- **TASK OBJECTIVE**
From the entries provided below, copy each line that contains the word "page".

-- start --

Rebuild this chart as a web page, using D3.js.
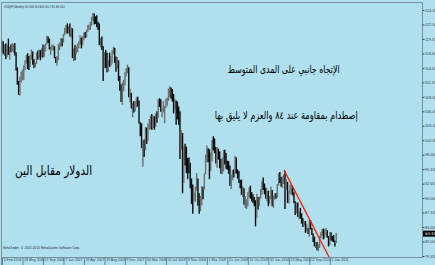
<!DOCTYPE html>
<html>
<head>
<meta charset="utf-8">
<script src="https://cdn.jsdelivr.net/npm/d3@7"></script>
<style>
  body { margin: 0; background: #b0e0ee; }
  svg { display: block; }
</style>
</head>
<body>
<svg id="chart"></svg>
<script>
// weekly bars [high, low, close], one array per year (week of 5 Feb 2006 onwards)
const bars2006 = [
  [119.0,116.8,118.6],[118.9,116.5,117.1],[118.3,116.2,117.9],[118.5,115.6,116.1],
  [118.2,116.0,117.9],[119.4,116.4,116.9],[117.9,115.5,117.6],[118.3,116.9,117.4],
  [118.6,117.0,117.4],[118.4,116.8,117.5],[118.6,116.3,116.8],[116.9,113.5,113.9],
  [114.1,110.9,111.3],[111.6,109.0,109.3],[112.4,108.9,111.9],[113.3,111.3,112.0],
  [113.7,111.7,112.6],[114.5,111.8,114.3],[115.4,113.6,114.8],[116.4,114.8,116.0],
  [116.7,113.8,114.4],[116.2,113.6,114.3],[116.4,114.2,116.0],[117.4,115.5,116.5],
  [117.0,114.6,114.7],[115.6,114.0,114.5],[115.0,114.1,114.8],[116.8,114.7,116.3],
  [117.2,115.5,116.2],[117.4,115.8,117.2],[117.3,115.4,116.0],[117.6,115.9,117.3],
  [118.3,115.9,116.3],[118.2,116.0,117.9],[118.5,117.0,118.4],[119.9,118.3,119.3],
  [119.8,118.6,118.9],[119.4,117.4,117.6],[117.9,116.4,117.6],[118.3,117.3,117.9],
  [118.3,117.2,118.0],[118.0,115.8,116.0],[116.0,114.9,115.4],[116.2,114.4,115.6],
  [118.4,115.4,118.1],[118.7,117.3,118.2],[119.5,117.9,119.1],[119.4,118.0,118.9]
];
const bars2007 = [
  [120.3,118.7,120.2],[121.4,120.0,121.0],[121.9,120.4,121.8],[122.2,120.3,120.9],
  [121.7,120.4,121.6],[122.2,119.8,119.9],[121.5,119.6,121.1],[121.3,115.8,116.0],
  [117.6,115.2,117.1],[118.2,115.4,116.5],[117.9,116.5,117.5],[118.5,116.9,118.0],
  [118.9,117.6,118.5],[120.0,118.3,119.6],[119.6,117.6,118.4],[119.9,118.2,119.6],
  [120.5,119.1,120.2],[120.6,119.5,119.8],[121.0,119.6,121.0],[121.9,120.6,121.5],
  [122.0,121.0,121.9],[122.5,121.0,121.9],[123.4,121.8,122.9],[124.1,122.7,123.9],
  [124.0,122.0,123.2],[123.5,122.1,122.9],[123.7,121.5,121.8],[122.5,121.0,121.6],
  [122.2,118.2,118.7],[119.5,117.8,118.7],[119.8,117.3,117.4],[118.0,111.6,114.3],
  [116.9,113.9,115.9],[117.3,114.0,115.8],[116.8,113.2,113.4],[115.4,113.3,115.0],
  [116.8,114.2,114.9],[116.3,114.3,115.1],[117.3,114.8,117.0],[117.9,116.5,117.6],
  [117.7,114.9,115.3],[116.1,113.3,114.7],[116.0,113.9,114.7],[115.4,111.6,112.0],
  [112.5,109.8,110.4],[111.0,107.7,108.2],[111.3,107.2,110.9],[111.8,109.7,111.6],
  [113.2,110.8,113.0],[114.0,112.4,113.4],[114.6,113.0,113.8],[114.1,108.6,108.8]
];
const bars2008 = [
  [110.2,107.6,109.3],[109.4,106.5,106.8],[107.6,104.9,106.8],[107.9,105.8,106.6],
  [107.9,106.0,107.4],[108.6,106.7,108.1],[108.7,106.9,107.0],[108.0,103.7,103.9],
  [104.0,101.4,102.5],[103.8,99.2,99.3],[100.6,95.8,99.6],[100.8,97.6,98.6],
  [103.1,98.8,101.5],[103.0,100.0,101.4],[103.8,100.6,103.5],[104.6,102.6,104.3],
  [105.2,102.7,105.0],[105.5,102.6,103.0],[105.2,102.9,104.8],[105.1,102.6,103.4],
  [105.6,103.1,105.5],[106.0,103.9,104.9],[108.2,104.8,108.0],[108.4,106.8,107.1],
  [108.2,105.9,106.1],[106.6,104.9,106.1],[107.9,105.8,106.6],[107.0,103.8,106.9],
  [108.3,106.6,107.9],[108.5,107.0,108.1],[110.2,107.9,110.0],[110.6,108.6,110.4],
  [110.4,108.3,109.6],[110.1,107.8,108.8],[109.2,105.6,107.8],[108.3,106.3,107.8],
  [108.0,103.5,107.4],[107.8,104.5,105.9],[106.9,103.5,105.1],[106.0,97.2,100.3],
  [102.5,98.9,101.8],[102.0,90.9,94.3],[99.5,92.8,98.5],[100.0,96.0,98.2],
  [99.5,94.6,96.8],[97.4,93.5,95.8],[97.5,94.6,95.5],[96.5,91.8,92.7],
  [93.6,88.9,91.0],[92.5,87.1,89.6],[91.0,89.5,90.7],[92.1,89.3,91.9]
];
const bars2009 = [
  [94.6,91.4,93.2],[93.6,88.6,90.6],[90.9,87.1,88.8],[90.4,87.6,89.9],
  [92.2,88.7,92.0],[92.1,89.8,91.8],[94.5,91.6,94.2],[98.0,94.4,97.6],
  [99.7,96.6,98.2],[99.2,96.6,97.8],[99.0,93.5,95.6],[98.4,95.0,97.6],
  [100.7,96.8,100.6],[101.4,98.8,99.6],[101.0,98.3,99.0],[99.4,96.4,97.4],
  [99.4,95.6,98.8],[99.1,97.1,98.2],[98.6,95.5,95.6],[97.2,94.5,94.9],
  [97.5,94.4,95.4],[98.9,94.9,98.5],[98.9,96.2,98.2],[98.3,95.4,96.3],
  [96.9,95.2,96.2],[96.8,94.5,95.8],[96.0,92.3,92.7],[94.3,91.7,94.1],
  [95.2,93.3,94.8],[95.3,93.8,94.7],[97.8,94.5,97.5],[97.5,94.5,94.7],
  [95.3,93.6,94.4],[95.0,92.8,93.1],[93.4,91.8,92.5],[93.4,90.6,90.7],
  [92.2,90.2,91.3],[91.8,88.8,89.6],[90.4,88.2,89.7],[89.8,88.0,89.8],
  [91.1,88.5,90.9],[92.0,90.1,91.9],[92.3,89.9,90.1],[91.1,89.4,89.9],
  [90.7,89.1,89.7],[90.2,88.5,88.9],[89.6,84.8,86.6],[90.8,86.3,90.4],
  [90.2,87.9,89.1],[90.3,88.6,90.0],[91.7,89.9,91.6],[93.1,90.6,93.0]
];
const bars2010 = [
  [93.8,91.5,92.3],[92.7,90.7,90.8],[91.9,89.9,90.1],[91.3,89.4,90.2],
  [91.4,88.5,89.3],[90.4,88.9,89.9],[92.1,89.8,91.4],[91.5,88.5,89.0],
  [90.5,88.2,90.1],[90.9,89.7,90.5],[90.9,89.9,90.3],[92.6,90.1,92.5],
  [94.6,92.3,94.5],[94.8,92.8,93.1],[93.9,92.1,92.2],[94.0,91.9,93.9],
  [94.4,92.6,94.0],[95.0,88.0,91.1],[93.5,91.5,92.4],[93.0,89.1,90.0],
  [91.4,89.0,91.1],[92.5,90.8,91.6],[92.4,90.6,91.6],[92.0,90.5,90.7],
  [91.1,89.1,89.2],[89.4,86.9,87.7],[89.2,87.2,88.6],[89.2,86.5,86.5],
  [87.5,86.1,86.8],[88.2,86.2,86.5],[87.2,85.3,85.4],[86.3,84.7,85.2],
  [85.8,84.9,85.6],[85.8,83.6,84.3],[85.2,83.9,84.3],[84.5,83.4,83.8],
  [86.0,82.9,85.8],[85.9,84.2,84.3],[84.5,83.2,83.3],[83.5,81.9,82.0],
  [82.9,81.1,81.4],[81.9,80.8,81.4],[81.9,80.4,80.4],[81.5,80.2,81.3],
  [83.0,80.8,82.6],[83.7,82.6,83.5],[84.3,83.0,84.0],[84.4,82.4,82.6],
  [84.3,82.6,83.9],[84.5,83.1,83.9],[84.1,82.7,82.9],[83.0,81.1,81.2]
];
const bars2011 = [
  [83.7,81.3,83.3],[83.7,82.2,82.8],[83.0,82.0,82.5],[83.2,81.9,82.1],
  [82.2,81.1,81.7],[83.6,81.7,83.4]
];
const firstOpen = 117.4;

// x axis: one label every 16 weekly bars
const dateLabels = ["5 Feb 2006", "28 May 2006", "17 Sep 2006", "7 Jan 2007", "29 Apr 2007",
  "19 Aug 2007", "9 Dec 2007", "30 Mar 2008", "20 Jul 2008", "9 Nov 2008", "1 Mar 2009",
  "21 Jun 2009", "11 Oct 2009", "31 Jan 2010", "23 May 2010", "12 Sep 2010", "2 Jan 2011"];
const priceTicks = [124.667, 122.000, 119.333, 116.667, 114.000, 111.333, 108.667, 106.000,
  103.333, 100.667, 98.000, 95.333, 92.667, 90.000, 87.333, 84.667, 82.000, 79.333];
const lastPrice = 83.452;

// trend line drawn on the chart (bar index, price)
const trendLine = [[220.2, 95.2], [255.4, 79.15]];

const titleText = "USDJPY,Weekly  83.282 83.605 81.710 83.452";
const notes = [
  { text: "الإتجاه جانبي على المدى المتوسط", bar: 220, price: 113.1, size: 11, len: 112 },
  { text: "إصطدام بمقاومة عند ٨٤ والعزم لا يليق بها", bar: 222, price: 104.6, size: 11, len: 143 },
  { text: "الدولار مقابل الين", bar: 40.3, price: 94.3, size: 13, len: 77 }
];

const width = 435, height = 265;
const plot = { left: 1, top: 2, right: 422, bottom: 257 };

const bars = [].concat(bars2006, bars2007, bars2008, bars2009, bars2010, bars2011)
  .map((d, i, arr) => ({
    i: i,
    high: d[0],
    low: d[1],
    close: d[2],
    open: i === 0 ? firstOpen : arr[i - 1][2]
  }));

const x = d3.scaleLinear().domain([0, 328]).range([2, 422]);
const y = d3.scaleLinear().domain([79.333, 124.667]).range([256, 10]);

const svg = d3.select('#chart')
  .attr('width', width)
  .attr('height', height)
  .style('font-family', 'Tahoma, "DejaVu Sans", sans-serif');

svg.append('rect')
  .attr('width', width).attr('height', height)
  .attr('fill', '#b0e0ee');

// frame
svg.append('path')
  .attr('d', `M${plot.left + 0.5},${height}V${plot.top + 0.5}H${plot.right + 0.5}V${plot.bottom + 0.5}H${plot.left}`)
  .attr('fill', 'none')
  .attr('stroke', '#78909c')
  .attr('stroke-width', 1);

// bars
const barG = svg.append('g');
barG.selectAll('line.hl')
  .data(bars)
  .enter()
  .append('line')
  .attr('class', 'hl')
  .attr('x1', d => x(d.i))
  .attr('x2', d => x(d.i))
  .attr('y1', d => y(d.high))
  .attr('y2', d => y(d.low))
  .attr('stroke', d => d.close >= d.open ? '#6e6e6e' : '#0a0a0a')
  .attr('stroke-width', 1.4);

// trend line
svg.append('line')
  .attr('x1', x(trendLine[0][0])).attr('y1', y(trendLine[0][1]))
  .attr('x2', x(trendLine[1][0])).attr('y2', y(trendLine[1][1]))
  .attr('stroke', '#ff1a00')
  .attr('stroke-width', 1.3);

// price axis
const yAxis = d3.axisRight(y)
  .tickValues(priceTicks)
  .tickSize(2)
  .tickFormat(d3.format('.3f'));
const yG = svg.append('g')
  .attr('transform', `translate(${plot.right + 0.5},0)`)
  .call(yAxis);
yG.select('.domain').remove();
yG.selectAll('.tick line').attr('stroke', '#34495e');
yG.selectAll('.tick text')
  .attr('x', 2.5)
  .attr('fill', '#2c3e50')
  .style('font-size', '3.8px');

// current price marker
const lp = svg.append('g').attr('transform', `translate(${plot.right + 1},${y(lastPrice)})`);
lp.append('rect').attr('x', 0).attr('y', -3).attr('width', 13).attr('height', 6).attr('fill', '#000');
lp.append('text').attr('x', 2).attr('y', 1.4).attr('fill', '#fff')
  .style('font-size', '3.8px').text(d3.format('.3f')(lastPrice));

// time axis
const xAxis = d3.axisBottom(x)
  .tickValues(dateLabels.map((d, k) => k * 16))
  .tickSize(8)
  .tickFormat((d, k) => dateLabels[k]);
const xG = svg.append('g')
  .attr('transform', `translate(0,${plot.bottom + 0.5})`)
  .call(xAxis);
xG.select('.domain').remove();
xG.selectAll('.tick line').attr('stroke', '#34495e').attr('stroke-width', 0.6);
xG.selectAll('.tick text')
  .attr('y', 3.6)
  .attr('dy', 0)
  .attr('x', 1.2)
  .attr('text-anchor', 'start')
  .attr('fill', '#2c3e50')
  .style('font-size', '3.5px');

// title and copyright
svg.append('text')
  .attr('x', 4).attr('y', 7.5)
  .attr('fill', '#1b2631')
  .attr('textLength', 61)
  .attr('lengthAdjust', 'spacingAndGlyphs')
  .style('font-size', '3.8px')
  .text(titleText);
svg.append('text')
  .attr('x', 3).attr('y', 248.5)
  .attr('fill', '#1b2631')
  .attr('textLength', 77)
  .attr('lengthAdjust', 'spacingAndGlyphs')
  .style('font-size', '3.8px')
  .text('MetaTrader, © 2001-2010 MetaQuotes Software Corp.');

// arabic notes
svg.selectAll('text.note')
  .data(notes)
  .enter()
  .append('text')
  .attr('class', 'note')
  .attr('x', d => x(d.bar))
  .attr('y', d => y(d.price))
  .attr('text-anchor', 'middle')
  .attr('direction', 'rtl')
  .attr('textLength', d => d.len)
  .attr('lengthAdjust', 'spacingAndGlyphs')
  .attr('fill', '#000')
  .style('font-family', '"DejaVu Sans", sans-serif')
  .style('font-size', d => d.size + 'px')
  .text(d => d.text);
</script>
</body>
</html>
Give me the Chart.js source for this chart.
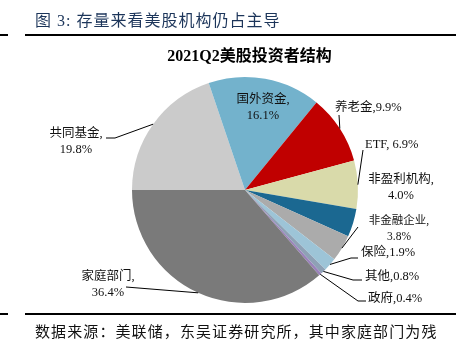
<!DOCTYPE html>
<html>
<head>
<meta charset="utf-8">
<script src="https://cdn.jsdelivr.net/npm/chart.js@4.4.1/dist/chart.umd.min.js"></script>
<style>
  html, body { margin:0; padding:0; background:#fff; }
  body { width:467px; height:354px; position:relative; overflow:hidden; }
  #wrap { position:absolute; left:0; top:0; width:467px; height:354px; }
  .txt { position:absolute; white-space:nowrap; font-family:'Liberation Serif','Noto Sans CJK SC',serif; }
  #figTitle { left:35px; top:10px; font-size:16px; line-height:22px; color:#1C355A; letter-spacing:1px; }
  #chartTitle { left:0; width:499px; text-align:center; top:46px; font-size:16px; line-height:20px; font-weight:bold; color:#000; letter-spacing:0px; }
  #footer { left:35px; top:321px; font-size:15px; line-height:22px; color:#111; letter-spacing:1.1px; }
  .rule { position:absolute; height:2px; background:#000; }
</style>
</head>
<body>
<div id="wrap"><canvas id="c" width="467" height="354"></canvas></div>
<div class="txt" id="figTitle">图 3: 存量来看美股机构仍占主导</div>
<div class="rule" style="left:0;top:34px;width:8px;"></div>
<div class="rule" style="left:25px;top:34px;width:431px;"></div>
<div class="txt" id="chartTitle">2021Q2美股投资者结构</div>
<div class="rule" style="left:0;top:313px;width:8px;"></div>
<div class="rule" style="left:25px;top:313px;width:431px;"></div>
<div class="txt" id="footer">数据来源：美联储，东吴证券研究所，其中家庭部门为残</div>
<script>
// ---- data ----
const categories = ['共同基金','国外资金','养老金','ETF','非盈利机构','非金融企业','保险','其他','政府','家庭部门'];
const shares = [19.8, 16.1, 9.9, 6.9, 4.0, 3.8, 1.9, 0.8, 0.4, 36.4];

// ---- styles ----
const sliceColors = ['#CBCBCB','#73B2CC','#C00000','#D9DAAA','#1B6891','#ABABAB','#9DC4D7','#8EA1B5','#9A82BA','#7A7A7A'];

// label layout (text anchors and leader elbows, page px)
const labelLayout = [
  {two:true,  x:76,  y:134, align:'center', path:[[115,138],[106,138]]},
  {two:true,  x:263, y:100, align:'center', path:null},
  {two:false, x:335, y:108, align:'left',   path:[[339,115]]},
  {two:false, x:365, y:145, align:'left',   path:[[363,150]]},
  {two:true,  x:401, y:180, align:'center', path:null},
  {two:true,  x:399, y:221, align:'center', path:[[358,227]], size:11.5},
  {two:false, x:361, y:253, align:'left',   path:[[351,258],[358,258]]},
  {two:false, x:365, y:277, align:'left',   path:[[353,280],[362,280]]},
  {two:false, x:368, y:299, align:'left',   path:[[358,301],[366,301]]},
  {two:true,  x:108, y:277, align:'center', path:[[126,287]]}
];

const outerLabels = {
  id:'outerLabels',
  afterDatasetsDraw(chart) {
    const ctx = chart.ctx;
    const meta = chart.getDatasetMeta(0);
    ctx.save();
    meta.data.forEach((arc, i) => {
      const L = labelLayout[i];
      const p = arc.getProps(['x','y','startAngle','endAngle','outerRadius'], true);
      const mid = (p.startAngle + p.endAngle) / 2;
      const ax = p.x + Math.cos(mid) * p.outerRadius;
      const ay = p.y + Math.sin(mid) * p.outerRadius;
      if (L.path) {
        ctx.beginPath();
        ctx.strokeStyle = '#000';
        ctx.lineWidth = 1;
        ctx.moveTo(ax, ay);
        L.path.forEach(pt => ctx.lineTo(pt[0], pt[1]));
        ctx.stroke();
      }
      const fs = L.size || 12.5;
      ctx.font = fs + "px 'Liberation Serif','Noto Sans CJK SC',serif";
      ctx.fillStyle = '#111';
      ctx.textAlign = L.align;
      ctx.textBaseline = 'middle';
      const cat = categories[i];
      const val = shares[i].toFixed(1) + '%';
      const latin = /^[A-Za-z]/.test(cat);
      if (L.two) {
        ctx.fillText(cat + ',', L.x, L.y);
        ctx.fillText(val, L.x, L.y + 15.5);
      } else {
        ctx.fillText(cat + (latin ? ', ' : ',') + val, L.x, L.y);
      }
    });
    ctx.restore();
  }
};

new Chart(document.getElementById('c'), {
  type: 'pie',
  data: {
    labels: categories,
    datasets: [{
      data: shares,
      backgroundColor: sliceColors,
      borderWidth: 0
    }]
  },
  options: {
    responsive: false,
    animation: false,
    events: [],
    rotation: -90,
    layout: { padding: { left:132, right:109, top:77, bottom:51 } },
    plugins: {
      legend: { display:false },
      tooltip: { enabled:false },
      title: { display:false }
    }
  },
  plugins: [outerLabels]
});
</script>
</body>
</html>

-- end --

- **FINAL ANSWER**
Rebuild this chart as a web page, using D3.js.
// label layout (text anchors and leader elbows, page px)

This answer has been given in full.